Issued Capital: This refers to the portion of the authorized capital that has been issued or allotted to shareholders. It represents the actual amount of share capital that shareholders have subscribed to and paid for.
2. Types of Shares:
Equity Shares: The most common type of shares issued by companies, representing ownership in the company and entitling shareholders to voting rights and dividends.
Preference Shares: Shares that carry preferential rights over equity shares, such as fixed dividend payments or priority in case of liquidation, issued based on terms specified in the Articles of Association (AoA) and regulatory requirements.
3. Issuance Process:
Allotment: Companies issue shares through a process of allotment, where shares are allocated to shareholders who have applied and paid for them as per the terms specified in the prospectus or offer document.
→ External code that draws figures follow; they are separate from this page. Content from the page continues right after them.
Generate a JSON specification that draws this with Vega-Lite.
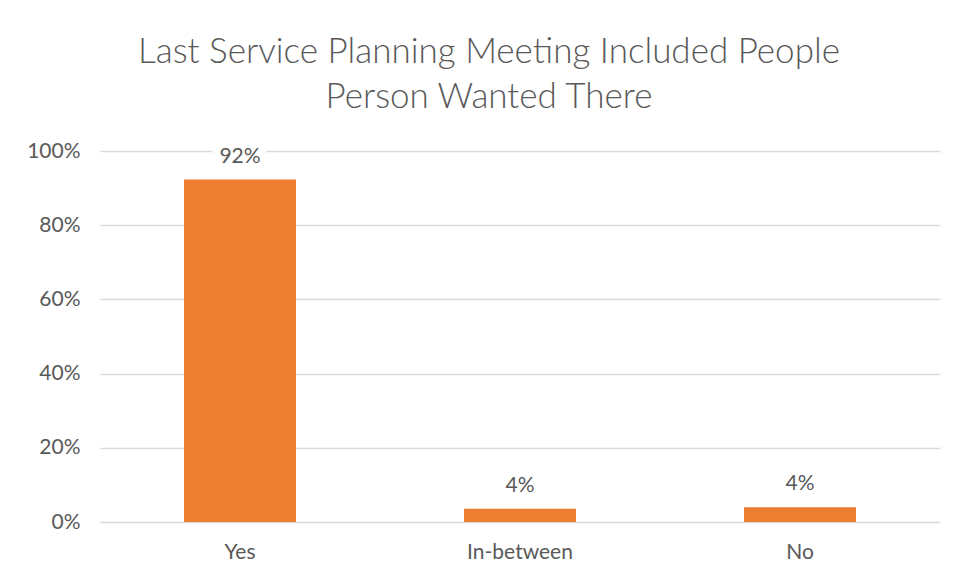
{
  "$schema": "https://vega.github.io/schema/vega-lite/v6.json",
  "width": 840,
  "height": 371,
  "autosize": {"type": "none"},
  "padding": {"left": 100, "top": 151, "right": 18, "bottom": 57},
  "background": "white",
  "title": {
    "text": ["Last Service Planning Meeting Included People", "Person Wanted There"],
    "font": "Lato",
    "fontSize": 35,
    "fontWeight": 300,
    "color": "#595959",
    "anchor": "middle",
    "dx": -31,
    "offset": 25,
    "lineHeight": 45
  },
  "config": {
    "view": {"stroke": null},
    "font": "Lato"
  },
  "data": {
    "values": [
      {"answer": "Yes", "share": 0.923, "label": "92%"},
      {"answer": "In-between", "share": 0.036, "label": "4%"},
      {"answer": "No", "share": 0.04, "label": "4%"}
    ]
  },
  "encoding": {
    "x": {
      "field": "answer",
      "type": "nominal",
      "sort": null,
      "scale": {"paddingInner": 0.6, "paddingOuter": 0.3},
      "axis": {
        "title": null,
        "labelAngle": 0,
        "labelFont": "Lato",
        "labelFontSize": 21,
        "labelColor": "#595959",
        "labelPadding": 19,
        "ticks": false,
        "domain": false
      }
    },
    "y": {
      "field": "share",
      "type": "quantitative",
      "scale": {"domain": [0, 1], "nice": false},
      "axis": {
        "title": null,
        "format": ".0%",
        "values": [0, 0.2, 0.4, 0.6, 0.8, 1],
        "labelFont": "Lato",
        "labelFontSize": 21,
        "labelColor": "#595959",
        "labelPadding": 20,
        "ticks": false,
        "domain": false,
        "gridColor": "#D9D9D9",
        "gridWidth": 1.5
      }
    }
  },
  "layer": [
    {"mark": {"type": "bar", "color": "#ED7D31"}},
    {
      "mark": {"type": "text", "baseline": "bottom", "dy": -13, "fontSize": 21, "font": "Lato", "stroke": "white", "strokeWidth": 16, "fill": "white"},
      "encoding": {"text": {"field": "label"}}
    },
    {
      "mark": {"type": "text", "baseline": "bottom", "dy": -13, "fontSize": 21, "font": "Lato", "color": "#595959"},
      "encoding": {"text": {"field": "label"}}
    }
  ]
}
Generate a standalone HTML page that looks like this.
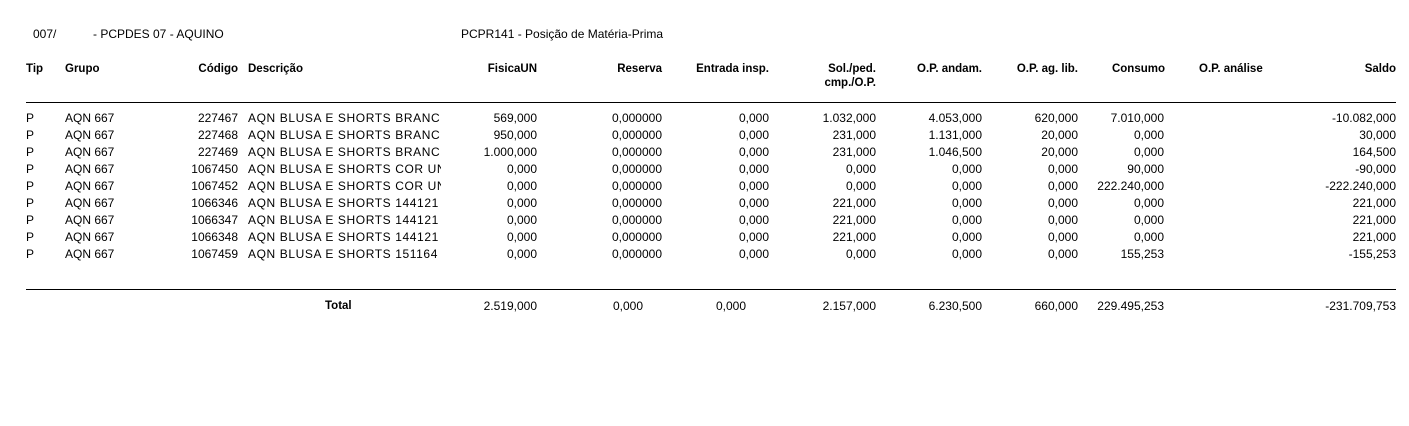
<!DOCTYPE html>
<html><head><meta charset="utf-8"><style>
body{margin:0;width:1409px;height:426px;background:#fff;position:relative;overflow:hidden;font-family:"Liberation Sans",Arial,sans-serif;font-size:12px;color:#000}
.t{position:absolute;white-space:nowrap;line-height:14px}
.b{font-weight:bold;font-size:11.5px}
.ln{position:absolute;left:26px;width:1370px;height:1px;background:#000}
.d{overflow:hidden;width:193px;letter-spacing:0.6px}
</style></head><body>
<div class="t" style="left:33px;top:27px">007/</div>
<div class="t" style="left:93px;top:27px">- PCPDES 07 - AQUINO</div>
<div class="t" style="left:461px;top:27px">PCPR141 - Posição de Matéria-Prima</div>

<div class="t b" style="left:26px;top:62px">Tip</div>
<div class="t b" style="left:65px;top:62px">Grupo</div>
<div class="t b" style="right:1171px;top:62px">Código</div>
<div class="t b" style="left:248px;top:62px">Descrição</div>
<div class="t b" style="right:872px;top:62px">FisicaUN</div>
<div class="t b" style="right:747px;top:62px">Reserva</div>
<div class="t b" style="right:640px;top:62px">Entrada insp.</div>
<div class="t b" style="right:533px;top:62px;text-align:right">Sol./ped.<br>cmp./O.P.</div>
<div class="t b" style="right:427px;top:62px">O.P. andam.</div>
<div class="t b" style="right:331px;top:62px">O.P. ag. lib.</div>
<div class="t b" style="right:244px;top:62px">Consumo</div>
<div class="t b" style="left:1199px;top:62px">O.P. análise</div>
<div class="t b" style="right:13px;top:62px">Saldo</div>
<div class="ln" style="top:102px"></div>

<div id="rows"></div>
<div class="ln" style="top:289px"></div>
<div class="t b" style="left:325px;top:299px">Total</div>
<div class="t" style="right:872px;top:299px">2.519,000</div>
<div class="t" style="right:766px;top:299px">0,000</div>
<div class="t" style="right:663px;top:299px">0,000</div>
<div class="t" style="right:533px;top:299px">2.157,000</div>
<div class="t" style="right:427px;top:299px">6.230,500</div>
<div class="t" style="right:331px;top:299px">660,000</div>
<div class="t" style="right:245px;top:299px">229.495,253</div>
<div class="t" style="right:13px;top:299px">-231.709,753</div>
</body>
<script>
var R=[
["227467","AQN BLUSA E SHORTS BRANC","569,000","0,000000","0,000","1.032,000","4.053,000","620,000","7.010,000","-10.082,000"],
["227468","AQN BLUSA E SHORTS BRANC","950,000","0,000000","0,000","231,000","1.131,000","20,000","0,000","30,000"],
["227469","AQN BLUSA E SHORTS BRANC","1.000,000","0,000000","0,000","231,000","1.046,500","20,000","0,000","164,500"],
["1067450","AQN BLUSA E SHORTS COR UNICA","0,000","0,000000","0,000","0,000","0,000","0,000","90,000","-90,000"],
["1067452","AQN BLUSA E SHORTS COR UNICA","0,000","0,000000","0,000","0,000","0,000","0,000","222.240,000","-222.240,000"],
["1066346","AQN BLUSA E SHORTS 144121","0,000","0,000000","0,000","221,000","0,000","0,000","0,000","221,000"],
["1066347","AQN BLUSA E SHORTS 144121","0,000","0,000000","0,000","221,000","0,000","0,000","0,000","221,000"],
["1066348","AQN BLUSA E SHORTS 144121","0,000","0,000000","0,000","221,000","0,000","0,000","0,000","221,000"],
["1067459","AQN BLUSA E SHORTS 151164","0,000","0,000000","0,000","0,000","0,000","0,000","155,253","-155,253"]];
var rights=[872,747,640,533,427,331,245,13];
var h="";
R.forEach(function(r,i){var y=111+i*17;
h+='<div class="t" style="left:26px;top:'+y+'px">P</div>';
h+='<div class="t" style="left:65px;top:'+y+'px">AQN 667</div>';
h+='<div class="t" style="right:1171px;top:'+y+'px">'+r[0]+'</div>';
h+='<div class="t d" style="left:248px;top:'+y+'px">'+r[1]+'</div>';
for(var k=0;k<8;k++)h+='<div class="t" style="right:'+rights[k]+'px;top:'+y+'px">'+r[k+2]+'</div>';
});
document.getElementById("rows").innerHTML=h;
</script>
</html>
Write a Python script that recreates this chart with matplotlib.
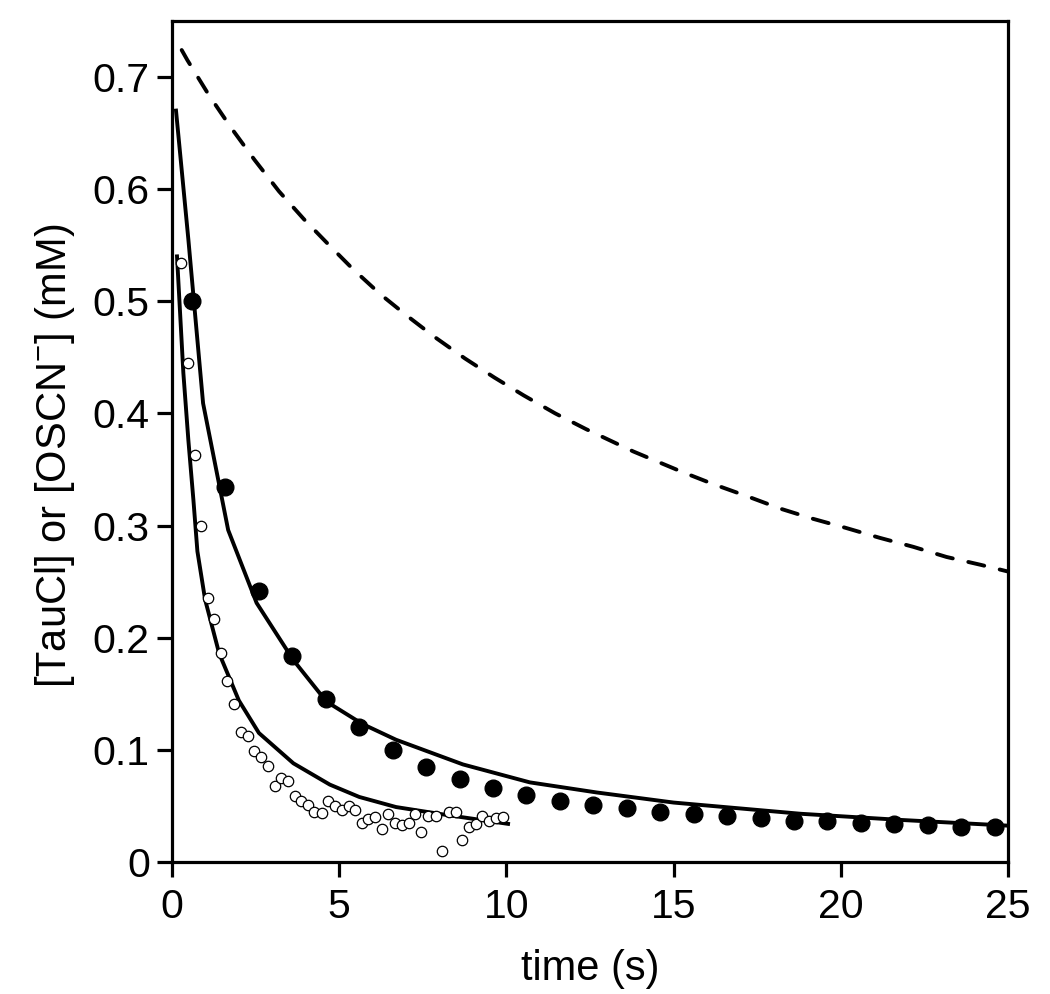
import matplotlib
matplotlib.use("Agg")
import matplotlib.pyplot as plt

plt.rcParams['font.family'] = ['Liberation Sans', 'DejaVu Sans']
plt.rcParams['mathtext.fontset'] = 'custom'
plt.rcParams['mathtext.rm'] = 'Liberation Sans'
plt.rcParams['mathtext.it'] = 'Liberation Sans'

# Filled circles: [TauCl] data (s, mM)
tau_t = [0.6, 1.6, 2.6, 3.6, 4.6, 5.6, 6.6, 7.6, 8.6, 9.6, 10.6, 11.6, 12.6,
         13.6, 14.6, 15.6, 16.6, 17.6, 18.6, 19.6, 20.6, 21.6, 22.6, 23.6, 24.6]
tau_c = [0.500, 0.334, 0.242, 0.184, 0.145, 0.120, 0.100, 0.085, 0.074, 0.066,
         0.060, 0.054, 0.051, 0.048, 0.045, 0.043, 0.041, 0.039, 0.037, 0.0366,
         0.035, 0.034, 0.033, 0.0315, 0.031]

# Open circles: [OSCN-] data
oscn_t = [0.26, 0.47, 0.68, 0.86, 1.07, 1.27, 1.46, 1.65, 1.85, 2.06, 2.27, 2.46,
          2.67, 2.87, 3.07, 3.27, 3.47, 3.67, 3.87, 4.07, 4.26, 4.48, 4.67, 4.87,
          5.07, 5.28, 5.47, 5.67, 5.87, 6.07, 6.27, 6.47, 6.67, 6.87, 7.10, 7.28,
          7.46, 7.66, 7.89, 8.08, 8.28, 8.48, 8.68, 8.88, 9.08, 9.28, 9.49, 9.69, 9.89]
oscn_c = [0.534, 0.445, 0.363, 0.300, 0.235, 0.217, 0.186, 0.161, 0.141, 0.116,
          0.112, 0.099, 0.094, 0.086, 0.068, 0.075, 0.072, 0.059, 0.054, 0.051,
          0.045, 0.044, 0.054, 0.050, 0.046, 0.050, 0.046, 0.035, 0.038, 0.040,
          0.029, 0.043, 0.035, 0.033, 0.035, 0.043, 0.027, 0.041, 0.041, 0.010,
          0.045, 0.045, 0.020, 0.031, 0.034, 0.041, 0.037, 0.039, 0.040]

# Model fit for TauCl (solid, upper)
fit_tau_t = [0.12, 0.49, 0.93, 1.68, 2.53, 3.63, 4.62, 5.7, 6.7, 8.7, 10.7, 12.7,
             15.0, 18.8, 21.8, 25.0]
fit_tau_c = [0.670, 0.555, 0.409, 0.296, 0.231, 0.180, 0.143, 0.123, 0.109, 0.087,
             0.071, 0.062, 0.053, 0.043, 0.0375, 0.0324]

# Model fit for OSCN- (solid, lower)
fit_oscn_t = [0.15, 0.34, 0.49, 0.64, 0.76, 0.99, 1.41, 2.0, 2.6, 3.63, 4.72,
              5.6, 6.7, 8.2, 10.05]
fit_oscn_c = [0.540, 0.436, 0.376, 0.323, 0.277, 0.234, 0.186, 0.144, 0.115,
              0.088, 0.069, 0.058, 0.049, 0.042, 0.034]

# Dashed curve
dash_t = [0.29, 0.46, 1.10, 1.76, 2.47, 3.20, 3.95, 4.70, 5.40, 6.24, 7.03, 7.86,
          8.76, 9.64, 10.52, 11.46, 12.38, 13.8, 15.24, 16.18, 17.21, 18.20, 19.17,
          20.14, 21.17, 22.17, 23.16, 24.18, 25.0]
dash_c = [0.724, 0.715, 0.684, 0.655, 0.626, 0.598, 0.573, 0.550, 0.529, 0.506,
          0.487, 0.468, 0.449, 0.432, 0.416, 0.400, 0.386, 0.366, 0.348, 0.337,
          0.326, 0.315, 0.306, 0.298, 0.289, 0.281, 0.272, 0.265, 0.259]

fig = plt.figure(figsize=(10.5, 9.94), dpi=100)
ax = fig.add_axes([0.1638, 0.1328, 0.7962, 0.8462])

ax.plot(dash_t, dash_c, color='black', lw=2.8, linestyle=(0, (4.2, 4.1)),
        dash_capstyle='round')
ax.plot(fit_tau_t, fit_tau_c, color='black', lw=2.8)
ax.plot(fit_oscn_t, fit_oscn_c, color='black', lw=2.8)
ax.plot(tau_t, tau_c, linestyle='none', marker='o', ms=12, color='black')
ax.plot(oscn_t, oscn_c, linestyle='none', marker='o', ms=7.5,
        markerfacecolor='white', markeredgecolor='black', markeredgewidth=0.9)

ax.set_xlim(0, 25)
ax.set_ylim(0, 0.75)
ax.set_xticks([0, 5, 10, 15, 20, 25])
ax.set_yticks([0, 0.1, 0.2, 0.3, 0.4, 0.5, 0.6, 0.7])
ax.set_yticklabels(['0', '0.1', '0.2', '0.3', '0.4', '0.5', '0.6', '0.7'])

for s in ax.spines.values():
    s.set_linewidth(2.3)
ax.tick_params(direction='out', length=11, width=2.3, labelsize=29.5)
ax.tick_params(axis='x', pad=8)
ax.tick_params(axis='y', pad=5)

ax.set_xlabel('time (s)', fontsize=30, labelpad=16)
ax.set_ylabel(r'[TauCl] or [OSCN$^{\mathregular{-}}$] (mM)', fontsize=30)
ax.yaxis.set_label_coords(-0.114, 0.483)

fig.savefig('out.png', dpi=100)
Subscription and Payment: Shareholders subscribe to shares by agreeing to purchase a specified number of shares at a certain price and make payments to the company either in full or in installments.
4. Disclosure and Reporting:
Registrar of Companies: Companies are required to disclose details of their issued capital, including the number and types of shares issued, nominal value, and amount paid-up, in their annual financial statements filed with the Registrar of Companies (RoC).
Shareholder Rights: Shareholders holding issued shares are entitled to exercise voting rights, receive dividends, and participate in company decisions as per their shareholding percentage.
Importance and Legal Framework:
1. Companies Act, 2013:
While the Act does not define issued capital explicitly, it sets out provisions governing the issuance, allotment, transfer, and buyback of shares by companies, ensuring compliance with statutory requirements and shareholder rights protection.
2. Shareholder Protection:
The Act mandates transparency in financial reporting and disclosure of share capital details to protect investor interests, prevent fraudulent practices, and ensure corporate governance standards.
3. Capital Structure Management:
Companies manage their capital structure by strategically issuing shares to raise funds for business expansion, acquisitions, debt repayment, and working capital requirements, optimizing financial leverage and shareholder value creation.